## Information provided
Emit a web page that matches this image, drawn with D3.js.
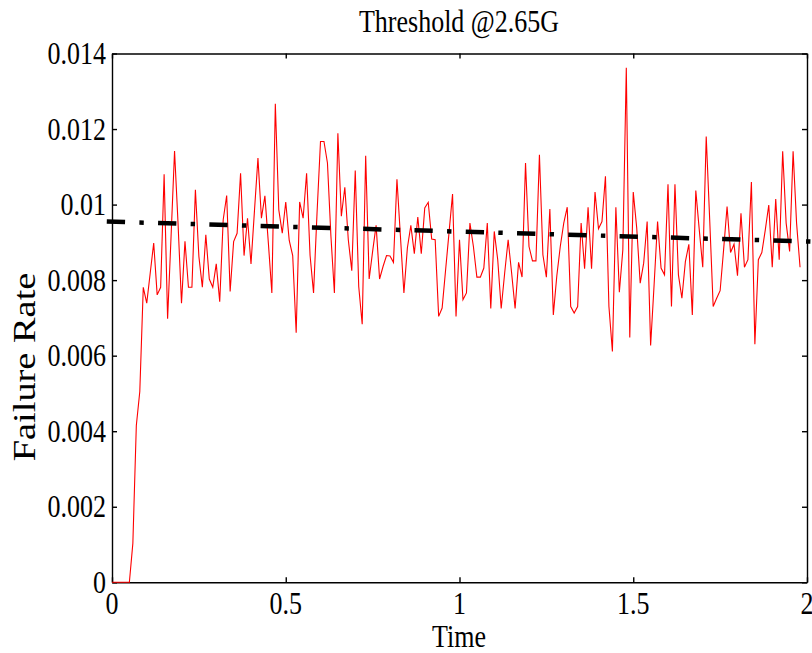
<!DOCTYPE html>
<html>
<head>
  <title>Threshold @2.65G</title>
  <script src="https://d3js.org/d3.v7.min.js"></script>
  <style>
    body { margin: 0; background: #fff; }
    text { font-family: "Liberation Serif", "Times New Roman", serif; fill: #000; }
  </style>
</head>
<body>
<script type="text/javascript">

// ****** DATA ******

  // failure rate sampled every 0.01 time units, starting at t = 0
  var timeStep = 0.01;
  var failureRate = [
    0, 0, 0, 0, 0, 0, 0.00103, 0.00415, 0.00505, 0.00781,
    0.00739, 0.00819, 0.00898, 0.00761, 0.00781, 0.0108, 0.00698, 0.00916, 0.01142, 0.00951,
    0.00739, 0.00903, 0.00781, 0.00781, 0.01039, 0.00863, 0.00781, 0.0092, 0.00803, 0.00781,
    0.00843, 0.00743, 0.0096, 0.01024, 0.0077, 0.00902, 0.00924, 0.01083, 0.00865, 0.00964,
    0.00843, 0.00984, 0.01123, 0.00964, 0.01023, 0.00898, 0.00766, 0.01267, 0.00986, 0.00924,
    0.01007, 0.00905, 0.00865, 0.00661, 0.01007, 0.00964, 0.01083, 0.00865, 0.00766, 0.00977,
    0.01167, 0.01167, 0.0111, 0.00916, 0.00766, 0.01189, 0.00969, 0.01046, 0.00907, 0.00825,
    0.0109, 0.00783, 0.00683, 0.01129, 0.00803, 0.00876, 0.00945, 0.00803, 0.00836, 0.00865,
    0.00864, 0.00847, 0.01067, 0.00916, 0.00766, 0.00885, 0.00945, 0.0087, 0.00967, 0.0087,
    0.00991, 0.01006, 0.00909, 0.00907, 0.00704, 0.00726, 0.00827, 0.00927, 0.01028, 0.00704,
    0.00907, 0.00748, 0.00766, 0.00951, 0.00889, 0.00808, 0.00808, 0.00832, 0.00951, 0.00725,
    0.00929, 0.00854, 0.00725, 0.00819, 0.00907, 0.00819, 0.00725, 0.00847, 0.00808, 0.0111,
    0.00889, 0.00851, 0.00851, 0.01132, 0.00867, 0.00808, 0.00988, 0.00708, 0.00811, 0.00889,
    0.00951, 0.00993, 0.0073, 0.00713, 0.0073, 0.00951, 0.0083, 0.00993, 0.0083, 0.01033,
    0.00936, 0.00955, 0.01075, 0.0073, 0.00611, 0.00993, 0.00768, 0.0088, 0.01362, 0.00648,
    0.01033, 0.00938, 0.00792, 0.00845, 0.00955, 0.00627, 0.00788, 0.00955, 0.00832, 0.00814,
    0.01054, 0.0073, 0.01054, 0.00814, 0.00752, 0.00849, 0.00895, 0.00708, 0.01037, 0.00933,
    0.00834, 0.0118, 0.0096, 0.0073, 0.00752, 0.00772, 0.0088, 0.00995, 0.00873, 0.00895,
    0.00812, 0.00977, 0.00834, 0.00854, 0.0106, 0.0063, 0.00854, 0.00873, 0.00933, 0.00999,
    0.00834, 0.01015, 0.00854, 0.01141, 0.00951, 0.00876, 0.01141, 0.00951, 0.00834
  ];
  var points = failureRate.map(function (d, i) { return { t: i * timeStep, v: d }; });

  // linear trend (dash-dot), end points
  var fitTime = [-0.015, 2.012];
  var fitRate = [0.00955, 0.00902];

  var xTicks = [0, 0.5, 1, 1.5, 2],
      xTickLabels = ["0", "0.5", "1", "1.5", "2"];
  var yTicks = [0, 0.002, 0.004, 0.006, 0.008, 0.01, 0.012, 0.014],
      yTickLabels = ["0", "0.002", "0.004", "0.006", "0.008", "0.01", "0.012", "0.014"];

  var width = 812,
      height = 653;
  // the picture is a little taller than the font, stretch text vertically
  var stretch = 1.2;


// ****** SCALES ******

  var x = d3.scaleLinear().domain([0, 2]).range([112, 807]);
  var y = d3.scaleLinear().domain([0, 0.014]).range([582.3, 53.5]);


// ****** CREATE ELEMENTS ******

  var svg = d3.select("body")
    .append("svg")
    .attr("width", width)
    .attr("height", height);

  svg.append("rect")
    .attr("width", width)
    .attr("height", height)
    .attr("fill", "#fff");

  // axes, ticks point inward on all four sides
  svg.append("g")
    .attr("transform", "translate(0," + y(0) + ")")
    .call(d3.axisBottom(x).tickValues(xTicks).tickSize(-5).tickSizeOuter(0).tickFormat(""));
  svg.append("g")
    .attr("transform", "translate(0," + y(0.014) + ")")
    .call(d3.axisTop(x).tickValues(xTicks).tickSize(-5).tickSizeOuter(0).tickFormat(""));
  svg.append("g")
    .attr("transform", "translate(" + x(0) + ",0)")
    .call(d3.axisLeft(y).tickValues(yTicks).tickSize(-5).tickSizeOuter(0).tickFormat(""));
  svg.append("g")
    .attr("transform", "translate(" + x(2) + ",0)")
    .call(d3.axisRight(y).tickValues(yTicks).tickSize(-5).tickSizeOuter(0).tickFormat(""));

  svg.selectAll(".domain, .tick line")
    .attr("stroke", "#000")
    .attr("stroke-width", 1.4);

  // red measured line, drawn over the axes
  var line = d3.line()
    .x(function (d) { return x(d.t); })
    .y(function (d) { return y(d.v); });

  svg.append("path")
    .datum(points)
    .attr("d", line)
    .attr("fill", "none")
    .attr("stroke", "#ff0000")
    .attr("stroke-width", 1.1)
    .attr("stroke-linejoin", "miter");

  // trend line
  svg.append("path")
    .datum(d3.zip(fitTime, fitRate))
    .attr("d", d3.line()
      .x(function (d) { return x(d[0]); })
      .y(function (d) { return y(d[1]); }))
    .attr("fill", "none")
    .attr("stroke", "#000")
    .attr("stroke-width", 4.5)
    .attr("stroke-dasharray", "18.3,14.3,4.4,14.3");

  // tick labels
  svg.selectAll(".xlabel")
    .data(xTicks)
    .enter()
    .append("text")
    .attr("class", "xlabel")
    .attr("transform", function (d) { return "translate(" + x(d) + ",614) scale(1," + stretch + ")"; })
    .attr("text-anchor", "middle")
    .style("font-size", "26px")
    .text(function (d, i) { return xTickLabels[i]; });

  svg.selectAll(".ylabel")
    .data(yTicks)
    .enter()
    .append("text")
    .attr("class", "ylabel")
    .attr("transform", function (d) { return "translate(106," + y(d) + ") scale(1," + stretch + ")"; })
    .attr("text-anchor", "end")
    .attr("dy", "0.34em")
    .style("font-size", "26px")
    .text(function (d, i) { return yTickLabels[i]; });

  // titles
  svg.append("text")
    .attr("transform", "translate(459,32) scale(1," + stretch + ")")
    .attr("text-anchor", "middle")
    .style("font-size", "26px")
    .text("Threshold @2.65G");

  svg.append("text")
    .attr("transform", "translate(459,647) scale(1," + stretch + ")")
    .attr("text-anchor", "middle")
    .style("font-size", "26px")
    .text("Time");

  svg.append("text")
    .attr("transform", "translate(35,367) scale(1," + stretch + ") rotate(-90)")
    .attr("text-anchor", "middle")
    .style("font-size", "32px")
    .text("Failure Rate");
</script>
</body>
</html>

## Aim
Read through the data and copy every line where "drawn" shows up.

## Correct result
Emit a web page that matches this image, drawn with D3.js.
  // red measured line, drawn over the axes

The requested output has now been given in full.